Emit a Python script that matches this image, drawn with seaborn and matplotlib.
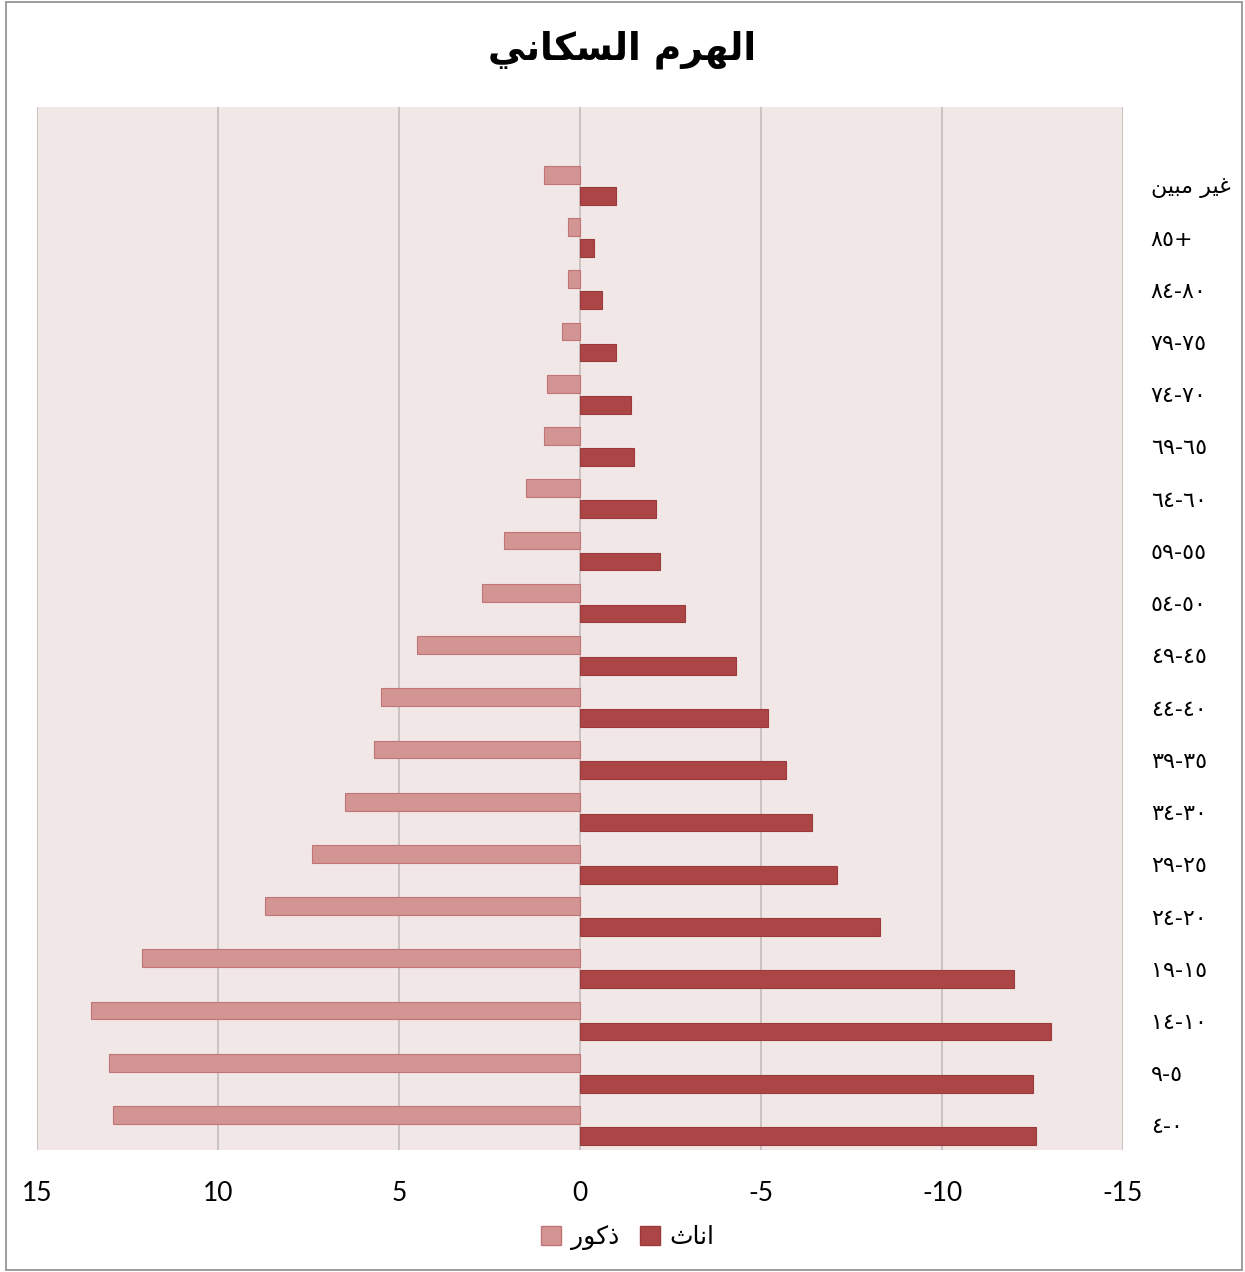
import numpy as np
import pandas as pd
import matplotlib
matplotlib.use("Agg")
import matplotlib.pyplot as plt
import matplotlib.patches as mpatches
import seaborn as sns

# age groups, top to bottom (as printed on the chart)
ages = ["غير مبين", "٨٥+", "٨٤-٨٠", "٧٩-٧٥", "٧٤-٧٠", "٦٩-٦٥", "٦٤-٦٠",
        "٥٩-٥٥", "٥٤-٥٠", "٤٩-٤٥", "٤٤-٤٠", "٣٩-٣٥", "٣٤-٣٠", "٢٩-٢٥",
        "٢٤-٢٠", "١٩-١٥", "١٤-١٠", "٩-٥", "٤-٠"]

# males (positive, drawn on the left because the axis is reversed)
males = [1.0, 0.33, 0.33, 0.5, 0.9, 1.0, 1.5, 2.1, 2.7, 4.5, 5.5, 5.7,
         6.5, 7.4, 8.7, 12.1, 13.5, 13.0, 12.9]
# females (negative)
females = [-1.0, -0.4, -0.6, -1.0, -1.4, -1.5, -2.1, -2.2, -2.9, -4.3, -5.2,
           -5.7, -6.4, -7.1, -8.3, -12.0, -13.0, -12.5, -12.6]

title = "الهرم السكاني"
sex_labels = ["ذكور", "اناث"]
xticks = [15, 10, 5, 0, -5, -10, -15]

# matplotlib has no arabic shaping, so map letters to presentation forms
FORMS = {
    "ا": ("\uFE8D", "\uFE8E", None, None),
    "ب": ("\uFE8F", "\uFE90", "\uFE91", "\uFE92"),
    "ث": ("\uFE99", "\uFE9A", "\uFE9B", "\uFE9C"),
    "ذ": ("\uFEAB", "\uFEAC", None, None),
    "ر": ("\uFEAD", "\uFEAE", None, None),
    "س": ("\uFEB1", "\uFEB2", "\uFEB3", "\uFEB4"),
    "غ": ("\uFECD", "\uFECE", "\uFECF", "\uFED0"),
    "ك": ("\uFED9", "\uFEDA", "\uFEDB", "\uFEDC"),
    "ل": ("\uFEDD", "\uFEDE", "\uFEDF", "\uFEE0"),
    "م": ("\uFEE1", "\uFEE2", "\uFEE3", "\uFEE4"),
    "ن": ("\uFEE5", "\uFEE6", "\uFEE7", "\uFEE8"),
    "ه": ("\uFEE9", "\uFEEA", "\uFEEB", "\uFEEC"),
    "و": ("\uFEED", "\uFEEE", None, None),
    "ي": ("\uFEF1", "\uFEF2", "\uFEF3", "\uFEF4"),
}


def shape(text):
    if not any(c in FORMS for c in text):
        return text
    out = []
    for i, ch in enumerate(text):
        if ch not in FORMS:
            out.append(ch)
            continue
        prev = text[i - 1] if i > 0 else ""
        nxt = text[i + 1] if i + 1 < len(text) else ""
        jp = prev in FORMS and FORMS[prev][2] is not None
        jn = FORMS[ch][2] is not None and nxt in FORMS
        iso, fin, ini, med = FORMS[ch]
        if jp and jn:
            out.append(med)
        elif jp:
            out.append(fin)
        elif jn:
            out.append(ini)
        else:
            out.append(iso)
    return "".join(reversed(out))


df = pd.DataFrame({
    "age": ages * 2,
    "sex": [sex_labels[0]] * len(ages) + [sex_labels[1]] * len(ages),
    "value": males + females,
})

sns.set_style("white")
plt.rcParams["font.family"] = ["DejaVu Sans"]
plt.rcParams["text.color"] = "black"
plt.rcParams["xtick.color"] = "black"
plt.rcParams["ytick.color"] = "black"

male_c = "#D39494"
female_c = "#AC4646"
male_e = "#C07474"
female_e = "#9A3A3A"

fig = plt.figure(figsize=(12.45, 12.72), dpi=100)
ax = fig.add_axes([37 / 1245, 1 - 1150 / 1272, (1123 - 37) / 1245, (1150 - 107) / 1272])
ax.set_facecolor("#F2E7E7")

sns.barplot(data=df, y="age", x="value", hue="sex", orient="h", order=ages,
            hue_order=sex_labels, palette=[male_c, female_c], width=0.8,
            saturation=1, legend=False, ax=ax)

for p in ax.patches:
    fc = p.get_facecolor()
    c = p.get_y() + p.get_height() / 2
    p.set_height(0.34)
    p.set_y(c - 0.17)
    is_male = np.allclose(fc[:3], matplotlib.colors.to_rgb(male_c))
    p.set_edgecolor(male_e if is_male else female_e)
    p.set_linewidth(0.8)
    p.set_zorder(3)

ax.set_xlim(15, -15)
ax.set_ylim(len(ages) - 0.53, -1.5)
ax.set_xticks(xticks)
ax.set_xticklabels([str(v) for v in xticks], fontfamily="Lato", fontsize=19)
ax.xaxis.grid(True, color="#C4BBBB", linewidth=1.2, zorder=0)
ax.set_axisbelow(True)
ax.tick_params(axis="x", length=0, pad=22)

ax.yaxis.tick_right()
ax.set_yticks(range(len(ages)))
ax.set_yticklabels([shape(a) for a in ages], fontsize=16)
ax.tick_params(axis="y", length=0, pad=20)
ax.set_xlabel("")
ax.set_ylabel("")
for s in ax.spines.values():
    s.set_visible(False)

fig.text(0.5, 1 - 50 / 1272, shape(title), ha="center", va="center",
         fontsize=27, fontweight="bold")

handles = [mpatches.Patch(facecolor=male_c, edgecolor=male_e),
           mpatches.Patch(facecolor=female_c, edgecolor=female_e)]
fig.legend(handles, [shape(s) for s in sex_labels], loc="center",
           bbox_to_anchor=(628 / 1245, 1 - 1238 / 1272), ncol=2, frameon=False,
           fontsize=18, handlelength=0.8, handleheight=0.8, handletextpad=0.4,
           columnspacing=0.8)

fig.patches.append(mpatches.Rectangle((6 / 1245, 2 / 1272), 1236 / 1245, 1268 / 1272,
                                      transform=fig.transFigure, fill=False,
                                      edgecolor="#8C8C8C", linewidth=1.2))

fig.savefig("out.png", dpi=100)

-- AIM OF THE EXERCISE --
Begin at the first line of the data above and repeat each line exactly, stopping after the line containing "import seaborn as sns". Omit the pictures.

-- EXPECTED ANSWER --
Emit a Python script that matches this image, drawn with seaborn and matplotlib.
import numpy as np
import pandas as pd
import matplotlib
matplotlib.use("Agg")
import matplotlib.pyplot as plt
import matplotlib.patches as mpatches
import seaborn as sns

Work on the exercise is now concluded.